WORK TO BE COMPLETED: Make an exact copy of the data below, leaving out every picture.

"""

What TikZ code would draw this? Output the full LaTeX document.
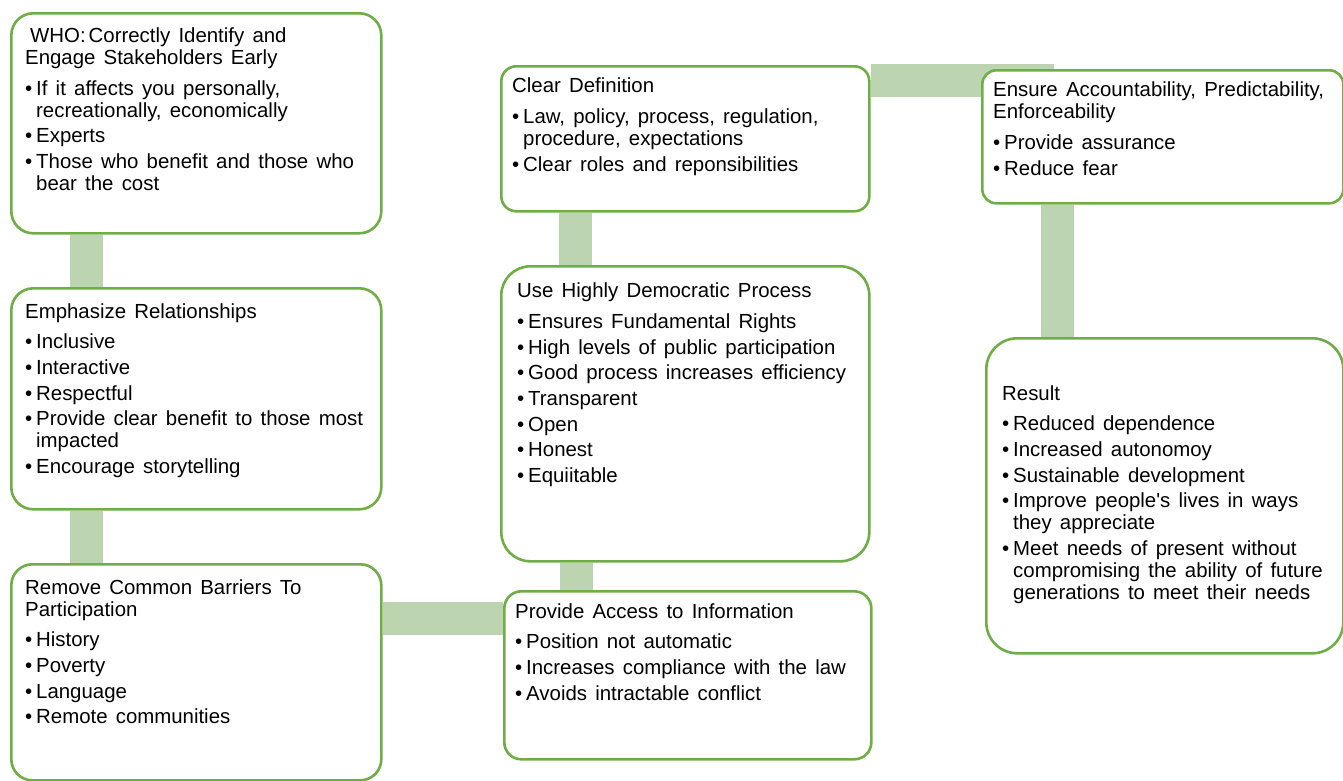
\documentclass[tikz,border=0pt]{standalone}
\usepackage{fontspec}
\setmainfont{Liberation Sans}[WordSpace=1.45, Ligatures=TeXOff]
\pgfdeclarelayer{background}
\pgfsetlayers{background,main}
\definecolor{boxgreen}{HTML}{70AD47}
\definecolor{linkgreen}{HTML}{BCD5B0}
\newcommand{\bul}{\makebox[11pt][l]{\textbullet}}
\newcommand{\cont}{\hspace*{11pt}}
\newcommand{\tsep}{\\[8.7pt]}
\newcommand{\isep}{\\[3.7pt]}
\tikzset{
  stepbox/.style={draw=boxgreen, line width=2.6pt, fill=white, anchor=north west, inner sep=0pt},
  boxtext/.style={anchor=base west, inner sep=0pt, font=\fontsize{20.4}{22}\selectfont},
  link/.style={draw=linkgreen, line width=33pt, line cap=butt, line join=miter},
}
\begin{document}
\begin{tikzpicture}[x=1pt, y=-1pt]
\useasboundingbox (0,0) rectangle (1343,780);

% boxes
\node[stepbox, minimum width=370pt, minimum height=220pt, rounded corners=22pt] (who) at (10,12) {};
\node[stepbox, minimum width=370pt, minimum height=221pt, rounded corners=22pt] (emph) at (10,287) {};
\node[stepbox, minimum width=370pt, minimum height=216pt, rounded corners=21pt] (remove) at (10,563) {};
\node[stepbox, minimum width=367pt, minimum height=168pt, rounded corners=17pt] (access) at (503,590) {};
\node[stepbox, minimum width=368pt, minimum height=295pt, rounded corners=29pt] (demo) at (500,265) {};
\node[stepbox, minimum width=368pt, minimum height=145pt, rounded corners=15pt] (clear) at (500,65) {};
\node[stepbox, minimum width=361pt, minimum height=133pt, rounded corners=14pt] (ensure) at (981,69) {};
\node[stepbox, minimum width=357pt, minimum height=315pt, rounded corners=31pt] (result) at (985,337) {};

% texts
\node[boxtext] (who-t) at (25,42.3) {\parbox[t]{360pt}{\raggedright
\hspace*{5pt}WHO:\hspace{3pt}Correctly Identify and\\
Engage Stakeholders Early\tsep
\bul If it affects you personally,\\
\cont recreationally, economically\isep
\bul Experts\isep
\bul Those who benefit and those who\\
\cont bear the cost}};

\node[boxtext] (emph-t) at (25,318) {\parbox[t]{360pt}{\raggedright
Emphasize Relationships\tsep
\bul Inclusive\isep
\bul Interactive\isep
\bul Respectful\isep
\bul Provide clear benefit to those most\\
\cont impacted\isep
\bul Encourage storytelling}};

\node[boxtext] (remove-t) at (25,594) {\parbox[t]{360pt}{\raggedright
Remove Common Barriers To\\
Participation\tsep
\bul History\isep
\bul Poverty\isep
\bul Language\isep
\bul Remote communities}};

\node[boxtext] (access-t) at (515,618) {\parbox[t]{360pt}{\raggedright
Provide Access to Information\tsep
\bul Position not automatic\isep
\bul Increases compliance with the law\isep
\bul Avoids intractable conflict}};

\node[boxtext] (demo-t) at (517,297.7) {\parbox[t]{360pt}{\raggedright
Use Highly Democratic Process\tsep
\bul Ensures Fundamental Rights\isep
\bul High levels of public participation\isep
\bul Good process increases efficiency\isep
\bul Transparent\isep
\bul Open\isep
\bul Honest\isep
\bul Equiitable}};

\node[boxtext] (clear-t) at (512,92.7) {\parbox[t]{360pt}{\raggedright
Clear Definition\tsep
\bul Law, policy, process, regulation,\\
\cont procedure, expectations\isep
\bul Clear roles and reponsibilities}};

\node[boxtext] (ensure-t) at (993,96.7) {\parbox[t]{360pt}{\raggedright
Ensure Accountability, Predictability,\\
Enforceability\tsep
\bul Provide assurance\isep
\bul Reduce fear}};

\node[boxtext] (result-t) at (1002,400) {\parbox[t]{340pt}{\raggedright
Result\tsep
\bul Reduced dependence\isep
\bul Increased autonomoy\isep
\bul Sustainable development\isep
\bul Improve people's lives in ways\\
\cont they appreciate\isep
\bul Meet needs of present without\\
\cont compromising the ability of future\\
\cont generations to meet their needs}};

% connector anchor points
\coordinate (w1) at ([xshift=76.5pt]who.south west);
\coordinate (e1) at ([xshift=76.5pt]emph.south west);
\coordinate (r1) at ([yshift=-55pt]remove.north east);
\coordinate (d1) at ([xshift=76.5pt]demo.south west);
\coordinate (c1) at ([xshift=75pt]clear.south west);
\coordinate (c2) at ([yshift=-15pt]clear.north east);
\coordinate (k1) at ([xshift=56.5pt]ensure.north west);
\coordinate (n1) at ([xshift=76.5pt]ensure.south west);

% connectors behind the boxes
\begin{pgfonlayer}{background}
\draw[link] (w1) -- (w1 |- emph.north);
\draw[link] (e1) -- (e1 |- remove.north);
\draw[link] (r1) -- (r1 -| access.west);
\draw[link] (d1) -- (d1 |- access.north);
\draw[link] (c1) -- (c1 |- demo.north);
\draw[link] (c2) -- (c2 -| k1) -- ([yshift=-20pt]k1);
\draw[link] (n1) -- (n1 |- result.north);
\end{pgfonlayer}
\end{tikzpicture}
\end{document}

"""

SOLVED EXERCISE:
What TikZ code would draw this? Output the full LaTeX document.
\documentclass[tikz,border=0pt]{standalone}
\usepackage{fontspec}
\setmainfont{Liberation Sans}[WordSpace=1.45, Ligatures=TeXOff]
\pgfdeclarelayer{background}
\pgfsetlayers{background,main}
\definecolor{boxgreen}{HTML}{70AD47}
\definecolor{linkgreen}{HTML}{BCD5B0}
\newcommand{\bul}{\makebox[11pt][l]{\textbullet}}
\newcommand{\cont}{\hspace*{11pt}}
\newcommand{\tsep}{\\[8.7pt]}
\newcommand{\isep}{\\[3.7pt]}
\tikzset{
  stepbox/.style={draw=boxgreen, line width=2.6pt, fill=white, anchor=north west, inner sep=0pt},
  boxtext/.style={anchor=base west, inner sep=0pt, font=\fontsize{20.4}{22}\selectfont},
  link/.style={draw=linkgreen, line width=33pt, line cap=butt, line join=miter},
}
\begin{document}
\begin{tikzpicture}[x=1pt, y=-1pt]
\useasboundingbox (0,0) rectangle (1343,780);

% boxes
\node[stepbox, minimum width=370pt, minimum height=220pt, rounded corners=22pt] (who) at (10,12) {};
\node[stepbox, minimum width=370pt, minimum height=221pt, rounded corners=22pt] (emph) at (10,287) {};
\node[stepbox, minimum width=370pt, minimum height=216pt, rounded corners=21pt] (remove) at (10,563) {};
\node[stepbox, minimum width=367pt, minimum height=168pt, rounded corners=17pt] (access) at (503,590) {};
\node[stepbox, minimum width=368pt, minimum height=295pt, rounded corners=29pt] (demo) at (500,265) {};
\node[stepbox, minimum width=368pt, minimum height=145pt, rounded corners=15pt] (clear) at (500,65) {};
\node[stepbox, minimum width=361pt, minimum height=133pt, rounded corners=14pt] (ensure) at (981,69) {};
\node[stepbox, minimum width=357pt, minimum height=315pt, rounded corners=31pt] (result) at (985,337) {};

% texts
\node[boxtext] (who-t) at (25,42.3) {\parbox[t]{360pt}{\raggedright
\hspace*{5pt}WHO:\hspace{3pt}Correctly Identify and\\
Engage Stakeholders Early\tsep
\bul If it affects you personally,\\
\cont recreationally, economically\isep
\bul Experts\isep
\bul Those who benefit and those who\\
\cont bear the cost}};

\node[boxtext] (emph-t) at (25,318) {\parbox[t]{360pt}{\raggedright
Emphasize Relationships\tsep
\bul Inclusive\isep
\bul Interactive\isep
\bul Respectful\isep
\bul Provide clear benefit to those most\\
\cont impacted\isep
\bul Encourage storytelling}};

\node[boxtext] (remove-t) at (25,594) {\parbox[t]{360pt}{\raggedright
Remove Common Barriers To\\
Participation\tsep
\bul History\isep
\bul Poverty\isep
\bul Language\isep
\bul Remote communities}};

\node[boxtext] (access-t) at (515,618) {\parbox[t]{360pt}{\raggedright
Provide Access to Information\tsep
\bul Position not automatic\isep
\bul Increases compliance with the law\isep
\bul Avoids intractable conflict}};

\node[boxtext] (demo-t) at (517,297.7) {\parbox[t]{360pt}{\raggedright
Use Highly Democratic Process\tsep
\bul Ensures Fundamental Rights\isep
\bul High levels of public participation\isep
\bul Good process increases efficiency\isep
\bul Transparent\isep
\bul Open\isep
\bul Honest\isep
\bul Equiitable}};

\node[boxtext] (clear-t) at (512,92.7) {\parbox[t]{360pt}{\raggedright
Clear Definition\tsep
\bul Law, policy, process, regulation,\\
\cont procedure, expectations\isep
\bul Clear roles and reponsibilities}};

\node[boxtext] (ensure-t) at (993,96.7) {\parbox[t]{360pt}{\raggedright
Ensure Accountability, Predictability,\\
Enforceability\tsep
\bul Provide assurance\isep
\bul Reduce fear}};

\node[boxtext] (result-t) at (1002,400) {\parbox[t]{340pt}{\raggedright
Result\tsep
\bul Reduced dependence\isep
\bul Increased autonomoy\isep
\bul Sustainable development\isep
\bul Improve people's lives in ways\\
\cont they appreciate\isep
\bul Meet needs of present without\\
\cont compromising the ability of future\\
\cont generations to meet their needs}};

% connector anchor points
\coordinate (w1) at ([xshift=76.5pt]who.south west);
\coordinate (e1) at ([xshift=76.5pt]emph.south west);
\coordinate (r1) at ([yshift=-55pt]remove.north east);
\coordinate (d1) at ([xshift=76.5pt]demo.south west);
\coordinate (c1) at ([xshift=75pt]clear.south west);
\coordinate (c2) at ([yshift=-15pt]clear.north east);
\coordinate (k1) at ([xshift=56.5pt]ensure.north west);
\coordinate (n1) at ([xshift=76.5pt]ensure.south west);

% connectors behind the boxes
\begin{pgfonlayer}{background}
\draw[link] (w1) -- (w1 |- emph.north);
\draw[link] (e1) -- (e1 |- remove.north);
\draw[link] (r1) -- (r1 -| access.west);
\draw[link] (d1) -- (d1 |- access.north);
\draw[link] (c1) -- (c1 |- demo.north);
\draw[link] (c2) -- (c2 -| k1) -- ([yshift=-20pt]k1);
\draw[link] (n1) -- (n1 |- result.north);
\end{pgfonlayer}
\end{tikzpicture}
\end{document}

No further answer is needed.